This circuit shows how to use an ordinary LED as a light sensor. It makes use of the photovoltaic voltage developed across the LED when it is exposed to light. LEDs are cheaper than photodiodes and come with a built-in filter, which is useful when the application involves colour discrimination. The photo-voltage of a red LED (its bandgap voltage) is typically about 2V. The source impedance of this voltage is about 800MΩ in daylight, rising to infinity in darkness. A TL071 JFET input op amp is used to amplify and buffer this extremely high impedance signal.
Resistor R1 ensures that the op amp "sees" a 0V input when the LED is in total darkness.

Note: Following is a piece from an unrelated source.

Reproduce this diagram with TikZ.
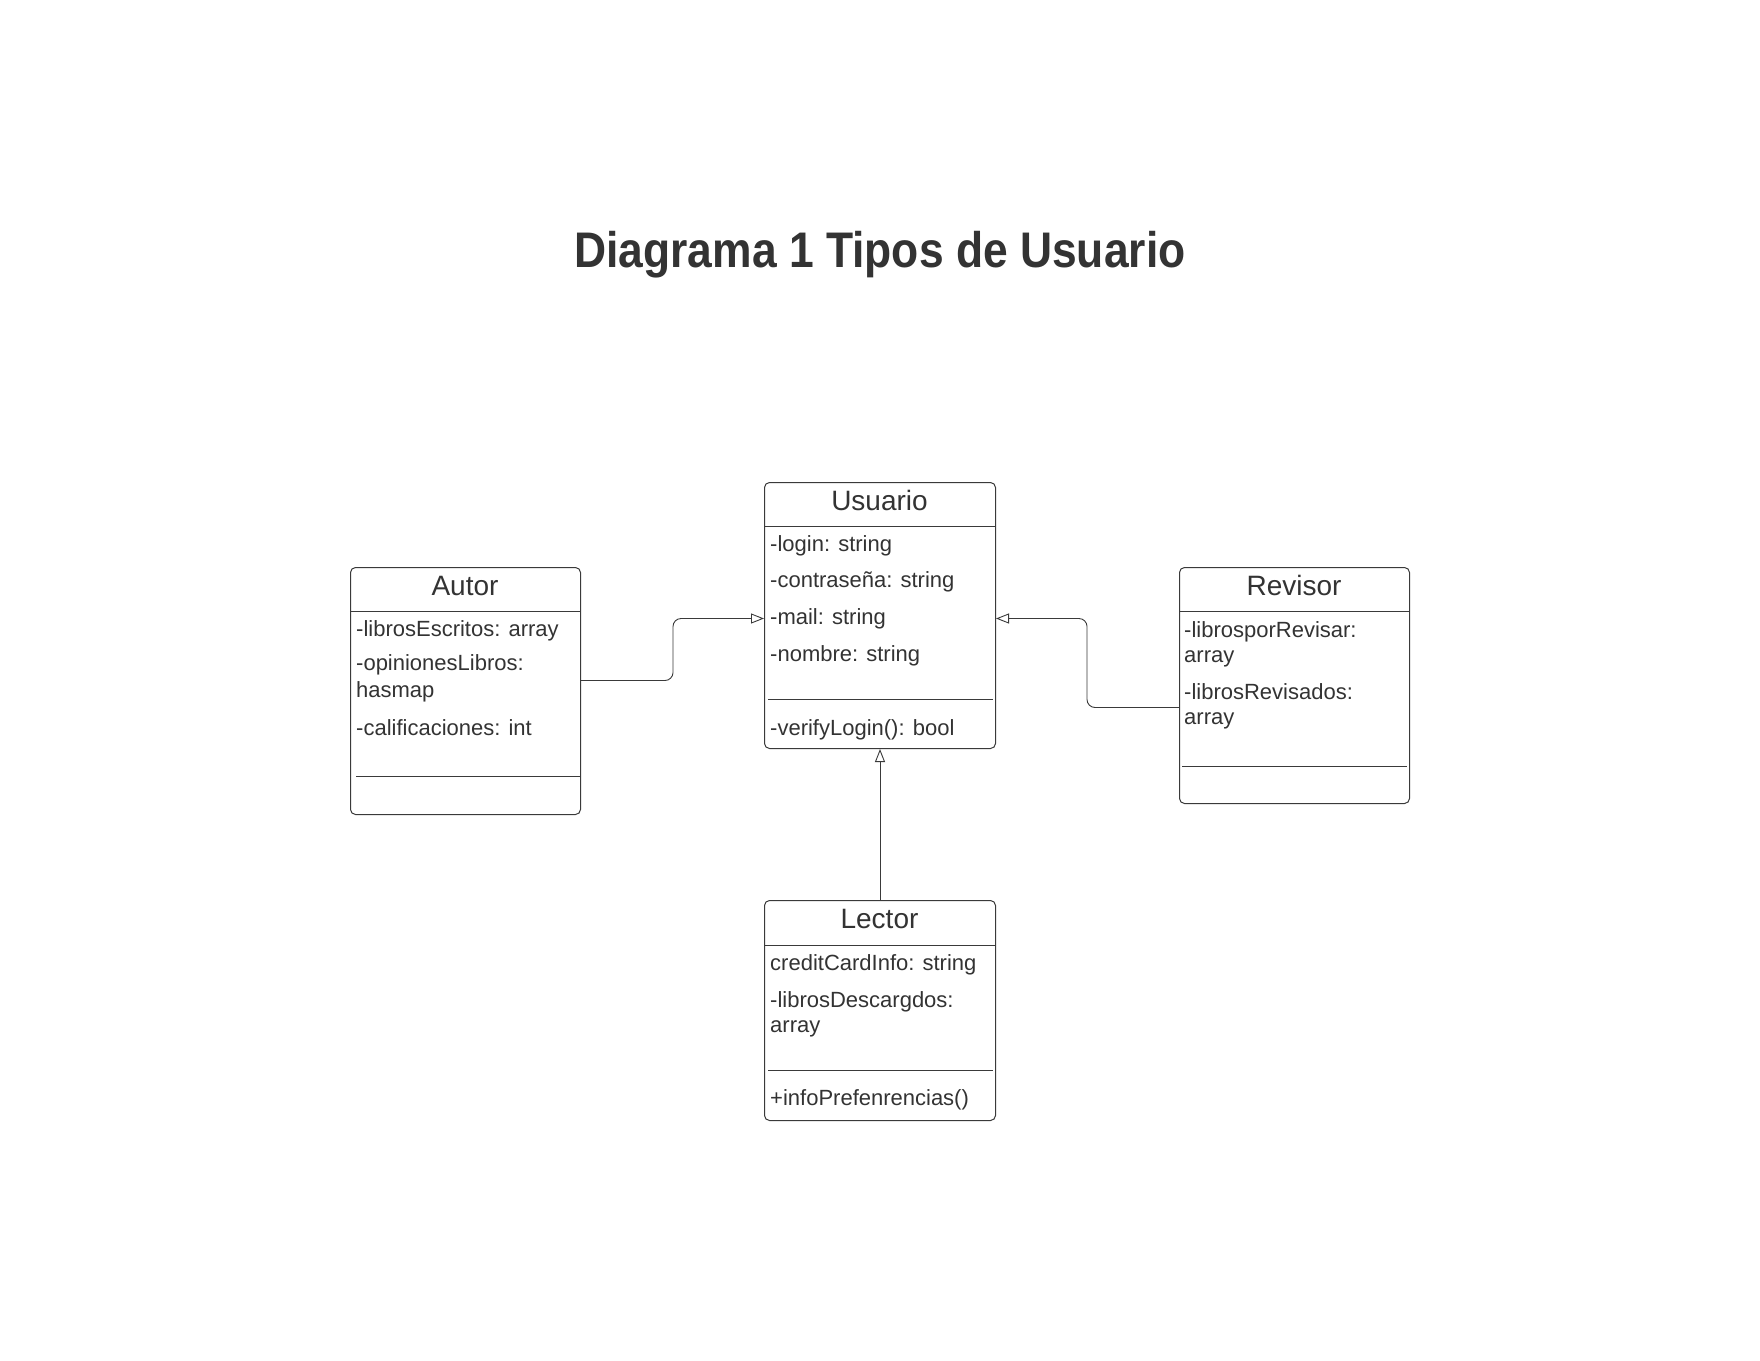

To avoid undue loading of the signal, R1 would ideally be a 100MΩ or larger resistor but since such high values are rare and expensive I used a smaller value and increased the gain of the op amp to compensate for the voltage loss. To avoid the need for a second variable resistor to set the op amp’s input offset to zero, R1 must be large enough for the reduced voltage across the LED to swamp the op amp’s input offset voltage. With a 30MΩ resistor for R1, the voltage at the op amp input when the LED is exposed to bright light is reduced to about 60mV.
This is just over four times the 13mV maximum input offset of the TL071 op amp. R1 can be three 10MΩ resistors in series. Alternatively, I have found that a reverse-biased 1N4148 diode has an impedance of about 30MΩ (connect it in the circuit with the anode to ground). The output of the circuit is about 0V when the LED is in darkness. VR1 sets the gain of the op amp and it should be adjusted to give the required output voltage when the LED is exposed to bright light.